What the task asks =
Using the data below, tally the lines that include the string "page". Only the number is wanted.

↓

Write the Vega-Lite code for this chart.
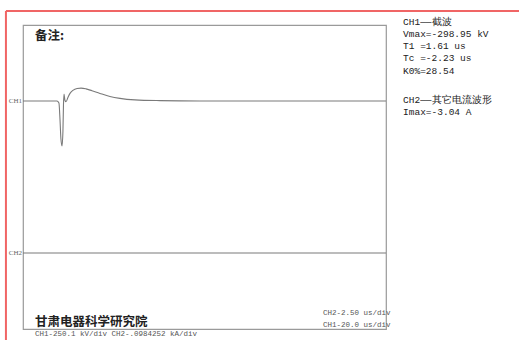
{
  "$schema": "https://vega.github.io/schema/vega-lite/v6.json",
  "width": 363,
  "height": 304,
  "autosize": {"type": "none"},
  "padding": {"left": 23, "top": 25, "right": 133, "bottom": 11},
  "background": "white",
  "config": {"view": {"stroke": "#9a9a9a", "strokeWidth": 1.2}},
  "datasets": {
    "traces": [
      {"ch": "CH1", "t": 0, "v": 2.0},
      {"ch": "CH1", "t": 9.4, "v": 2.0},
      {"ch": "CH1", "t": 18.7, "v": 2.0},
      {"ch": "CH1", "t": 19.8, "v": 1.95},
      {"ch": "CH1", "t": 20.4, "v": 1.5},
      {"ch": "CH1", "t": 20.9, "v": 1.0},
      {"ch": "CH1", "t": 21.5, "v": 0.82},
      {"ch": "CH1", "t": 22.0, "v": 1.2},
      {"ch": "CH1", "t": 22.3, "v": 1.9},
      {"ch": "CH1", "t": 22.6, "v": 2.18},
      {"ch": "CH1", "t": 23.1, "v": 2.02},
      {"ch": "CH1", "t": 23.7, "v": 1.98},
      {"ch": "CH1", "t": 24.8, "v": 2.1},
      {"ch": "CH1", "t": 25.9, "v": 2.2},
      {"ch": "CH1", "t": 27.5, "v": 2.28},
      {"ch": "CH1", "t": 29.8, "v": 2.33},
      {"ch": "CH1", "t": 32.0, "v": 2.34},
      {"ch": "CH1", "t": 34.7, "v": 2.32},
      {"ch": "CH1", "t": 38.0, "v": 2.27},
      {"ch": "CH1", "t": 42.4, "v": 2.2},
      {"ch": "CH1", "t": 47.9, "v": 2.12},
      {"ch": "CH1", "t": 53.4, "v": 2.07},
      {"ch": "CH1", "t": 61.7, "v": 2.03},
      {"ch": "CH1", "t": 75.5, "v": 2.01},
      {"ch": "CH1", "t": 97.5, "v": 2.0},
      {"ch": "CH1", "t": 125, "v": 2.0},
      {"ch": "CH1", "t": 152.6, "v": 2.0},
      {"ch": "CH1", "t": 200, "v": 2.0},
      {"ch": "CH2", "t": 0, "v": -2.0},
      {"ch": "CH2", "t": 50, "v": -2.0},
      {"ch": "CH2", "t": 100, "v": -2.0},
      {"ch": "CH2", "t": 150, "v": -2.0},
      {"ch": "CH2", "t": 200, "v": -2.0}
    ],
    "chlabels": [
      {"t": -0.5, "v": 2.0, "label": "CH1"},
      {"t": -0.5, "v": -2.0, "label": "CH2"}
    ],
    "info": [
      {"t": 209.4, "v": 4.08, "label": "CH1——截波"},
      {"t": 209.4, "v": 3.76, "label": "Vmax=-298.95 kV"},
      {"t": 209.4, "v": 3.45, "label": "T1 =1.61 us"},
      {"t": 209.4, "v": 3.13, "label": "Tc =-2.23 us"},
      {"t": 209.4, "v": 2.79, "label": "K0%=28.54"},
      {"t": 209.4, "v": 2.03, "label": "CH2——其它电流波形"},
      {"t": 209.4, "v": 1.71, "label": "Imax=-3.04 A"}
    ],
    "scales": [
      {"t": 6.6, "v": -4.13, "label": "CH1-250.1 kV/div  CH2-.0984252 kA/div"},
      {"t": 165.3, "v": -3.58, "label": "CH2-2.50 us/div"},
      {"t": 165.3, "v": -3.89, "label": "CH1-20.0 us/div"}
    ],
    "titles": [
      {"t": 6.6, "v": 3.71, "label": "备注:"},
      {"t": 6.6, "v": -3.82, "label": "甘肃电器科学研究院"}
    ],
    "frame": [
      {"t": -9.4, "t2": 420, "v": 4.37, "v2": 4.37},
      {"t": -9.4, "t2": -9.4, "v": 4.37, "v2": -6}
    ]
  },
  "layer": [
    {
      "data": {"name": "traces"},
      "mark": {"type": "line", "color": "#7a7a7a", "strokeWidth": 1.1, "interpolate": "monotone"},
      "encoding": {
        "x": {"field": "t", "type": "quantitative", "scale": {"domain": [0, 200], "nice": false, "zero": false}, "axis": null},
        "y": {"field": "v", "type": "quantitative", "scale": {"domain": [-4, 4], "nice": false, "zero": false}, "axis": null},
        "detail": {"field": "ch"}
      }
    },
    {
      "data": {"name": "chlabels"},
      "mark": {"type": "text", "align": "right", "baseline": "middle", "font": "Liberation Serif", "fontSize": 7, "color": "#666", "clip": false},
      "encoding": {
        "x": {"field": "t", "type": "quantitative"},
        "y": {"field": "v", "type": "quantitative"},
        "text": {"field": "label"}
      }
    },
    {
      "data": {"name": "info"},
      "mark": {"type": "text", "align": "left", "baseline": "middle", "font": "Liberation Mono", "fontSize": 9.5, "color": "#222", "clip": false},
      "encoding": {
        "x": {"field": "t", "type": "quantitative"},
        "y": {"field": "v", "type": "quantitative"},
        "text": {"field": "label"}
      }
    },
    {
      "data": {"name": "scales"},
      "mark": {"type": "text", "align": "left", "baseline": "middle", "font": "Liberation Mono", "fontSize": 7.5, "color": "#555", "clip": false},
      "encoding": {
        "x": {"field": "t", "type": "quantitative"},
        "y": {"field": "v", "type": "quantitative"},
        "text": {"field": "label"}
      }
    },
    {
      "data": {"name": "titles"},
      "mark": {"type": "text", "align": "left", "baseline": "middle", "font": "Noto Sans CJK SC", "fontWeight": "bold", "fontSize": 12.5, "color": "#222", "clip": false},
      "encoding": {
        "x": {"field": "t", "type": "quantitative"},
        "y": {"field": "v", "type": "quantitative"},
        "text": {"field": "label"}
      }
    },
    {
      "data": {"name": "frame"},
      "mark": {"type": "rule", "color": "#f06565", "strokeWidth": 2, "clip": false},
      "encoding": {
        "x": {"field": "t", "type": "quantitative"},
        "x2": {"field": "t2"},
        "y": {"field": "v", "type": "quantitative"},
        "y2": {"field": "v2"}
      }
    }
  ]
}
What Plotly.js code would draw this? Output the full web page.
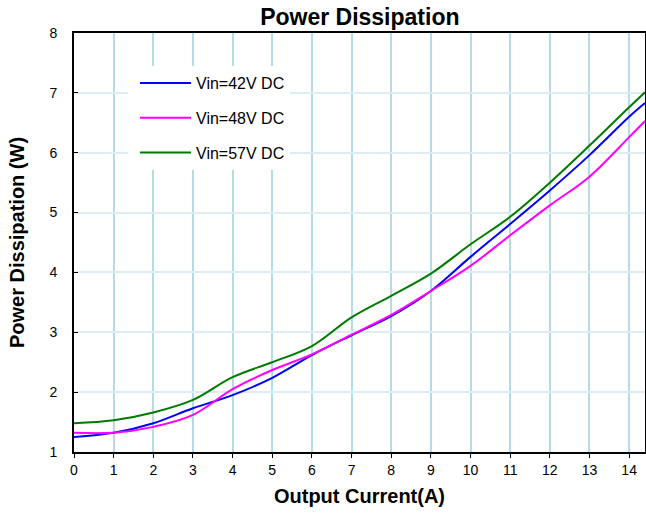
<!DOCTYPE html>
<html>
<head>
<meta charset="utf-8">
<script src="https://cdn.plot.ly/plotly-3.0.1.min.js"></script>
<style>html,body{margin:0;padding:0;background:#fff;}#chart{width:646px;height:513px;}</style>
</head>
<body>
<div id="chart"></div>
<script>
const current = [0,1,2,3,4,5,6,7,8,9,10,11,12,13,14,14.4];
const vin42 = [1.25,1.32,1.48,1.73,1.95,2.24,2.62,2.95,3.27,3.69,4.26,4.81,5.37,5.96,6.60,6.83];
const vin48 = [1.32,1.32,1.42,1.62,2.05,2.37,2.63,2.96,3.29,3.69,4.11,4.62,5.12,5.60,6.26,6.53];
const vin57 = [1.48,1.53,1.66,1.87,2.25,2.50,2.77,3.25,3.61,3.98,4.47,4.93,5.50,6.12,6.76,7.01];
const seriesNames = ["Vin=42V DC","Vin=48V DC","Vin=57V DC"];
const seriesColors = ["#0000ff","#ff00ff","#007a00"];
const xTicks = [0,1,2,3,4,5,6,7,8,9,10,11,12,13,14];
const yTicks = [1,2,3,4,5,6,7,8];

const font = "Arial, 'Liberation Sans', sans-serif";
const data = [vin42, vin48, vin57].map((ys, i) => ({
  x: current, y: ys, type: "scatter", mode: "lines",
  name: seriesNames[i], legendgroup: "g" + i,
  line: {color: seriesColors[i], width: 2, shape: "spline", smoothing: 1}
}));

const layout = {
  width: 646, height: 513,
  margin: {l: 74, r: 1, t: 33, b: 61},
  paper_bgcolor: "#fff", plot_bgcolor: "#fff",
  font: {family: font, size: 14, color: "#000"},
  title: {text: "<b>Power Dissipation</b>", font: {family: font, size: 23, color: "#000"},
          x: 0.557, xanchor: "center", y: 1 - 17/513, yanchor: "middle", yref: "container"},
  showlegend: true,
  legend: {x: (128 - 74) / 571, y: 1 - (66 - 33) / 419, xanchor: "left", yanchor: "top", bgcolor: "#fff",
           font: {family: font, size: 16, color: "#000"}, tracegroupgap: 11, traceorder: "grouped",
           itemwidth: 58},
  xaxis: {range: [0, 14.4], tickvals: xTicks, ticktext: xTicks.map(String),
          showgrid: true, gridcolor: "#b4dbe8", gridwidth: 2,
          showline: true, linecolor: "#000", linewidth: 2, mirror: true,
          ticks: "outside", ticklen: 4, tickcolor: "#000", zeroline: false,
          tickfont: {family: font, size: 14, color: "#000"},
          title: {text: "<b>Output Current(A)</b>", font: {family: font, size: 20, color: "#000"}, standoff: 12}},
  yaxis: {range: [1, 8], tickvals: yTicks, ticktext: yTicks.map(String),
          showgrid: true, gridcolor: "#dcedf4", gridwidth: 2,
          showline: true, linecolor: "#000", linewidth: 2, mirror: true,
          ticks: "inside", ticklen: 4, tickcolor: "#000", zeroline: false,
          ticklabelstandoff: 12,
          tickfont: {family: font, size: 14, color: "#000"},
          title: {text: "<b>Power Dissipation (W)</b>", font: {family: font, size: 20, color: "#000"}, standoff: 19}}
};
Plotly.newPlot("chart", data, layout, {displayModeBar: false, staticPlot: true}).then(gd => {
  gd.querySelectorAll(".legend .legendlines path").forEach(p => p.setAttribute("d", "M12,0h51"));
});
</script>
</body>
</html>
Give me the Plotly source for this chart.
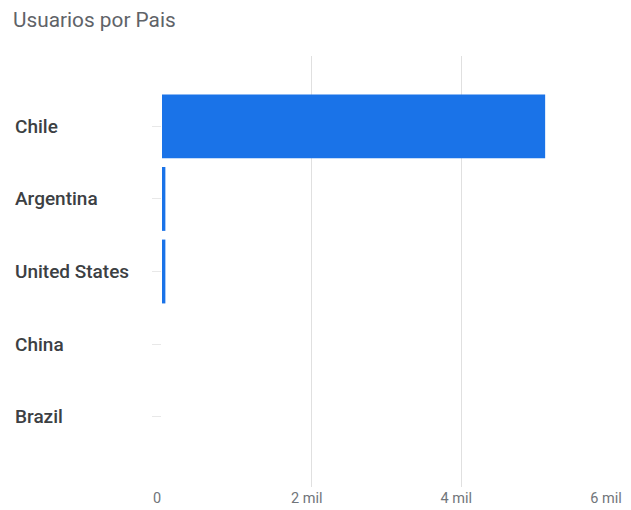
import plotly.graph_objects as go

countries = ["Chile", "Argentina", "United States", "China", "Brazil"]
users = [5120, 45, 45, 0, 0]
tick_vals = [0, 2000, 4000, 6000]
tick_text = ["0", "2 mil", "4 mil", "6 mil"]
title_text = "Usuarios por Pais"

# page body has an 8px default margin, so the figure starts at (8, 8)
OFF = 8
W, H = 631 - OFF, 510 - OFF
L, R, T, B = 162 - OFF, 20, 56 - OFF, 23

fig = go.Figure(go.Bar(
    x=users, y=countries, orientation="h",
    marker=dict(color="#1a73e8", line=dict(width=0)),
))

fig.update_layout(
    width=W, height=H,
    margin=dict(l=L, r=R, t=T, b=B, autoexpand=False),
    paper_bgcolor="white", plot_bgcolor="white",
    bargap=0.12,
    showlegend=False,
    font=dict(family="Roboto", color="#3c4043"),
    title=dict(text=title_text, x=(13 - OFF) / W, xanchor="left", y=1 - (20 - OFF) / H, yanchor="middle",
               font=dict(family="Roboto", size=20.8, color="#5f6368")),
    xaxis=dict(range=[0, 6000], tickvals=tick_vals, ticktext=tick_text,
               showgrid=True, gridcolor="#e0e0e0", gridwidth=1,
               zeroline=False, showline=False, ticks="", automargin=False,
               ticklabeloverflow="allow", ticklabelshift=-5,
               tickfont=dict(family="Roboto", size=14.5, color="#70757a")),
    yaxis=dict(type="category", categoryorder="array", categoryarray=countries,
               range=[4.97, -0.97], showgrid=False, zeroline=False, showline=False,
               ticks="outside", ticklen=9, tickcolor="#e8e8e8", automargin=False,
               showticklabels=False),
)

for c in countries:
    fig.add_annotation(text=c, x=(13 - 162) / (W - L - R), y=c, xref="paper", yref="y",
                       showarrow=False, xanchor="left", yanchor="middle",
                       font=dict(family="Roboto", size=19, color="#3c4043", weight=500))

fig.write_html("out.html")
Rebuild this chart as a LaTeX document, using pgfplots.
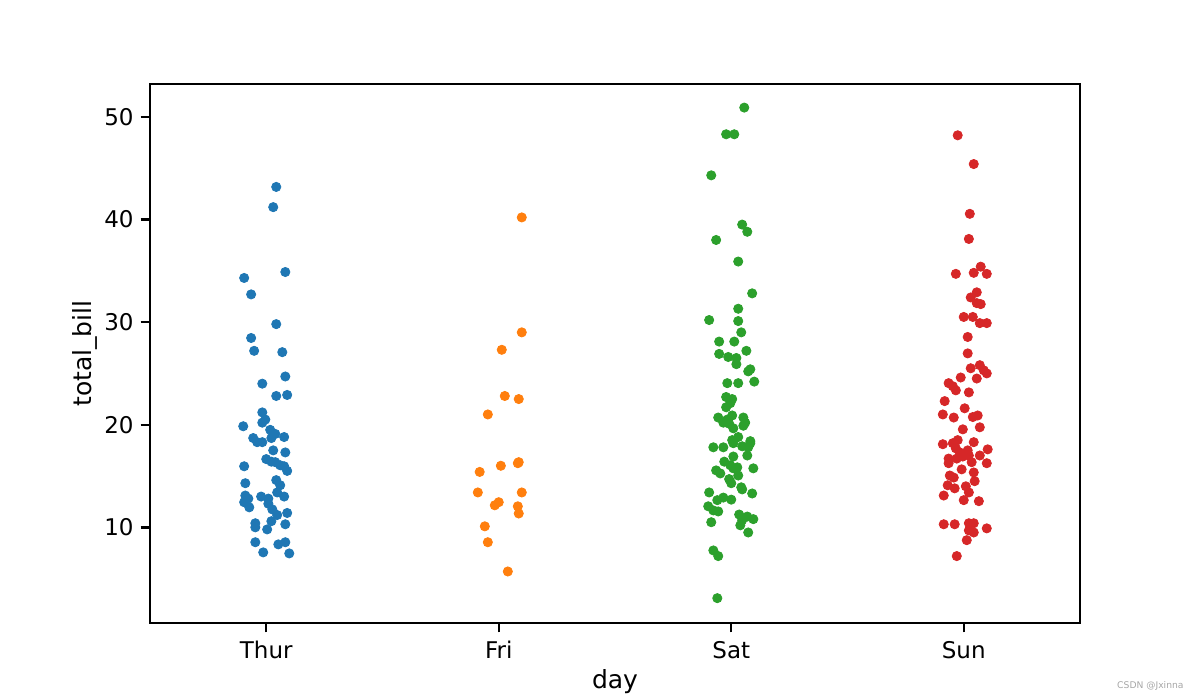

↑

Result of this task =
2